AI can solve olympiad math but fails at research math — and now we can measure the gap

What happened

Researchers created a benchmark of 25 genuinely hard math problems (the kind that took weeks for PhD mathematicians to solve) to test whether AI systems that ace math competitions can handle real research-level work. They all scored below 10%, exposing a massive gap between competition math and the kind of reasoning mathematicians actually do.

Why it matters

For three years, AI labs have claimed their systems reached gold-medal performance on the International Mathematical Olympiad, generating headlines about AI solving 'hard math.' But olympiad problems are a narrow slice — competition problems reward clever tricks over deep theory, and they come from a limited domain that AI can train on. This benchmark shows the trick: AI is pattern-matching on a constrained problem set, not reasoning at research level.
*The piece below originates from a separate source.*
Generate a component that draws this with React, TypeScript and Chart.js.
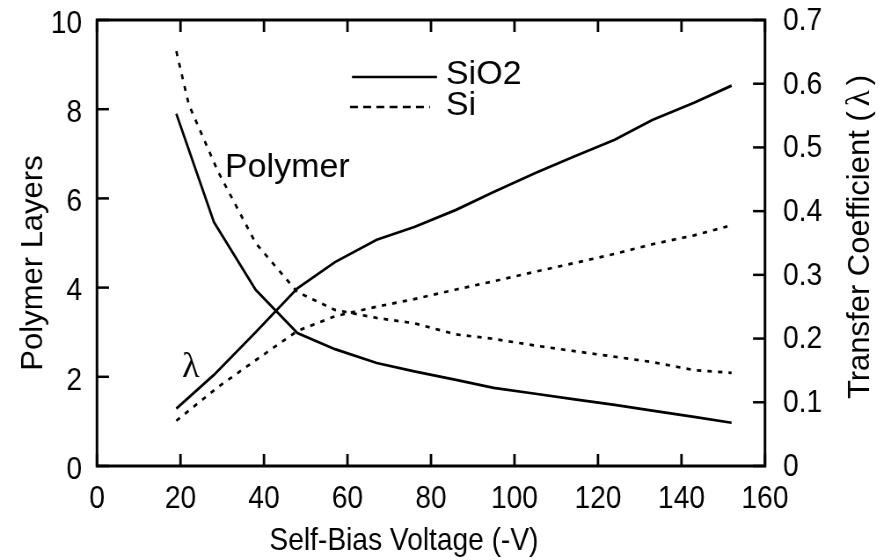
import React, { useEffect, useRef } from "react";
import { Chart, registerables } from "chart.js";

Chart.register(...registerables);

// ---- data ----
const sio2Voltage = [19, 28, 38, 48, 57, 67, 76, 86, 95, 105, 114, 124, 133, 143, 152];
const sio2Polymer = [7.9, 5.47, 3.95, 2.98, 2.62, 2.31, 2.12, 1.93, 1.75, 1.62, 1.5, 1.37, 1.24, 1.1, 0.97];
const sio2Lambda = [0.09, 0.143, 0.21, 0.279, 0.32, 0.355, 0.375, 0.402, 0.43, 0.46, 0.485, 0.512, 0.543, 0.57, 0.597];

const siPolymerVoltage = [19, 22, 29, 38, 48, 57, 67, 76, 86, 95, 105, 114, 124, 133, 143, 152];
const siPolymer = [9.3, 8.1, 6.6, 5.0, 3.9, 3.5, 3.32, 3.2, 2.95, 2.85, 2.7, 2.58, 2.45, 2.33, 2.15, 2.09];
const siLambdaVoltage = [19, 29, 38, 48, 57, 67, 76, 86, 95, 105, 114, 124, 133, 143, 151];
const siLambda = [0.071, 0.124, 0.166, 0.212, 0.235, 0.25, 0.262, 0.277, 0.29, 0.305, 0.318, 0.333, 0.348, 0.362, 0.376];

const xTicks = [0, 20, 40, 60, 80, 100, 120, 140, 160];
const leftTicks = [0, 2, 4, 6, 8, 10];
const rightTicks = [0, 0.1, 0.2, 0.3, 0.4, 0.5, 0.6, 0.7];
const rightTickLabels = ["0", "0.1", "0.2", "0.3", "0.4", "0.5", "0.6", "0.7"];

const xTitle = "Self-Bias Voltage (-V)";
const leftTitle = "Polymer Layers";
const rightTitleMain = "Transfer Coefficient (";
const rightTitleSym = "\u03BB";
const rightTitleEnd = ")";
const legendLabels = ["SiO2", "Si"];
const polymerNote = "Polymer";
const lambdaNote = "\u03BB";

// ---- layout ----
const CSS_W = 891;
const CSS_H = 560;
const LOG_W = 1013;
const K = CSS_W / LOG_W;
const lx = (px: number) => px / K;
const SANS = "'Liberation Sans', Arial, Helvetica, sans-serif";
const SERIF = "'Liberation Serif', 'Times New Roman', serif";
const FS = 32;
const LINE_DASH = [5, 7];

const toPts = (xs: number[], ys: number[]) => xs.map((x, i) => ({ x, y: ys[i] }));

const decorPlugin = {
  id: "decor",
  afterDatasetsDraw(chart: any) {
    const { ctx, chartArea: a, scales } = chart;
    const line = (x1: number, y1: number, x2: number, y2: number) => {
      ctx.beginPath();
      ctx.moveTo(x1, y1);
      ctx.lineTo(x2, y2);
      ctx.stroke();
    };
    // text drawn at CSS (unsquashed) width
    const wideText = (text: string, xCss: number, y: number, font: string) => {
      ctx.save();
      ctx.translate(lx(xCss), y);
      ctx.scale(1 / K, 1);
      ctx.font = font;
      ctx.textAlign = "left";
      ctx.textBaseline = "alphabetic";
      ctx.fillText(text, 0, 0);
      ctx.restore();
    };
    ctx.save();
    ctx.strokeStyle = "#000";
    ctx.fillStyle = "#000";
    ctx.setLineDash([]);
    // ticks (inward)
    ctx.lineWidth = 2.8;
    for (const v of xTicks) {
      const px = scales.x.getPixelForValue(v);
      line(px, a.bottom, px, a.bottom - 12);
      line(px, a.top, px, a.top + 12);
    }
    ctx.lineWidth = 2.5;
    for (const v of leftTicks) {
      const py = scales.y.getPixelForValue(v);
      line(a.left, py, a.left + lx(12), py);
    }
    for (const v of rightTicks) {
      const py = scales.y1.getPixelForValue(v);
      line(a.right, py, a.right - lx(12), py);
    }
    // frame
    ctx.lineWidth = 3;
    ctx.strokeRect(a.left, a.top, a.right - a.left, a.bottom - a.top);

    // legend
    ctx.lineWidth = 2.6;
    line(lx(352), 77, lx(437), 77);
    ctx.setLineDash([9, 6]);
    line(lx(350), 107, lx(430), 107);
    ctx.setLineDash([]);
    wideText(legendLabels[0], 446, 84, `34px ${SANS}`);
    wideText(legendLabels[1], 446, 115, `34px ${SANS}`);

    // annotations
    wideText(polymerNote, 225, 177, `34px ${SANS}`);
    wideText(lambdaNote, 182, 377, `36px ${SERIF}`);

    // x title
    ctx.font = `${FS}px ${SANS}`;
    ctx.textAlign = "center";
    ctx.textBaseline = "alphabetic";
    ctx.fillText(xTitle, lx(404), 550);

    // left title (rotated, drawn in CSS pixel space)
    ctx.save();
    ctx.translate(lx(42), 263);
    ctx.scale(1 / K, 1);
    ctx.rotate(-Math.PI / 2);
    ctx.font = `31px ${SANS}`;
    ctx.textAlign = "center";
    ctx.fillText(leftTitle, 0, 0);
    ctx.restore();

    // right title (rotated, drawn in CSS pixel space)
    ctx.save();
    ctx.translate(lx(869), 237);
    ctx.scale(1 / K, 1);
    ctx.rotate(-Math.PI / 2);
    ctx.textAlign = "left";
    const mainFont = `31px ${SANS}`;
    const symFont = `33px ${SERIF}`;
    ctx.font = mainFont;
    const w1 = ctx.measureText(rightTitleMain).width;
    const w3 = ctx.measureText(rightTitleEnd).width;
    ctx.font = symFont;
    const gap = 5;
    const w2 = ctx.measureText(rightTitleSym).width + gap * 2;
    const total = w1 + w2 + w3;
    let cx = -total / 2;
    ctx.font = mainFont;
    ctx.fillText(rightTitleMain, cx, 0);
    cx += w1;
    ctx.font = symFont;
    ctx.fillText(rightTitleSym, cx + gap, 0);
    cx += w2;
    ctx.font = mainFont;
    ctx.fillText(rightTitleEnd, cx, 0);
    ctx.restore();

    ctx.restore();
  },
};

const noVPad = (s: any) => { s.paddingTop = 0; s.paddingBottom = 0; };

export default function App() {
  const ref = useRef<HTMLCanvasElement | null>(null);
  useEffect(() => {
    const canvas = ref.current;
    if (!canvas) return;
    const tickFont = { family: SANS, size: FS };
    const chart = new Chart(canvas, {
      type: "line",
      data: {
        datasets: [
          { label: "SiO2 polymer", data: toPts(sio2Voltage, sio2Polymer), yAxisID: "y" },
          { label: "SiO2 lambda", data: toPts(sio2Voltage, sio2Lambda), yAxisID: "y1" },
          { label: "Si polymer", data: toPts(siPolymerVoltage, siPolymer), yAxisID: "y", borderDash: LINE_DASH },
          { label: "Si lambda", data: toPts(siLambdaVoltage, siLambda), yAxisID: "y1", borderDash: LINE_DASH },
        ].map((d) => ({
          ...d,
          borderColor: "#000",
          backgroundColor: "#000",
          borderWidth: 2.7,
          pointRadius: 0,
          tension: 0,
          fill: false,
        })),
      },
      options: {
        responsive: false,
        animation: false,
        devicePixelRatio: 1,
        layout: { padding: { top: 20, left: 0, right: 0, bottom: 0 } },
        plugins: { legend: { display: false }, tooltip: { enabled: false } },
        scales: {
          x: {
            type: "linear",
            min: 0,
            max: 160,
            grid: { display: false, drawTicks: false },
            border: { display: false },
            ticks: { font: tickFont, color: "#000", padding: 14, maxRotation: 0, autoSkip: false },
            afterBuildTicks: (s: any) => { s.ticks = xTicks.map((v) => ({ value: v })); },
            afterFit: (s: any) => { s.height = 94; s.paddingLeft = 0; s.paddingRight = 0; },
          },
          y: {
            type: "linear",
            position: "left",
            min: 0,
            max: 10,
            grid: { display: false, drawTicks: false },
            border: { display: false },
            ticks: { font: tickFont, color: "#000", padding: lx(15), labelOffset: 4, autoSkip: false },
            afterBuildTicks: (s: any) => { s.ticks = leftTicks.map((v) => ({ value: v })); },
            afterFit: (s: any) => { s.width = lx(97); noVPad(s); },
          },
          y1: {
            type: "linear",
            position: "right",
            min: 0,
            max: 0.7,
            grid: { display: false, drawTicks: false },
            border: { display: false },
            ticks: {
              font: tickFont,
              color: "#000",
              padding: lx(18),
              labelOffset: 1,
              autoSkip: false,
              callback: (v: any) => {
                const i = rightTicks.findIndex((t) => Math.abs(t - Number(v)) < 1e-9);
                return i >= 0 ? rightTickLabels[i] : "";
              },
            },
            afterBuildTicks: (s: any) => { s.ticks = rightTicks.map((v) => ({ value: v })); },
            afterFit: (s: any) => { s.width = LOG_W - lx(765); noVPad(s); },
          },
        },
      } as any,
      plugins: [decorPlugin],
    });
    return () => chart.destroy();
  }, []);
  return (
    <canvas
      ref={ref}
      width={LOG_W}
      height={CSS_H}
      style={{ position: "absolute", left: 0, top: 0, width: `${CSS_W}px`, height: `${CSS_H}px`, background: "#fff" }}
    />
  );
}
The practical effect is brutal: every frontier model tested scored under 10% on problems that are harder in the way real mathematics is harder. This matters because it cuts through the hype. If you hear 'AI solved the IMO,' you now know what that actually means — and doesn't mean.

The signal

Watch whether labs start publishing attempted solutions to Riemann-Bench problems and whether those attempts reveal what kinds of mathematical reasoning the models are actually missing — or whether they simply stop claiming superiority on mathematical reasoning.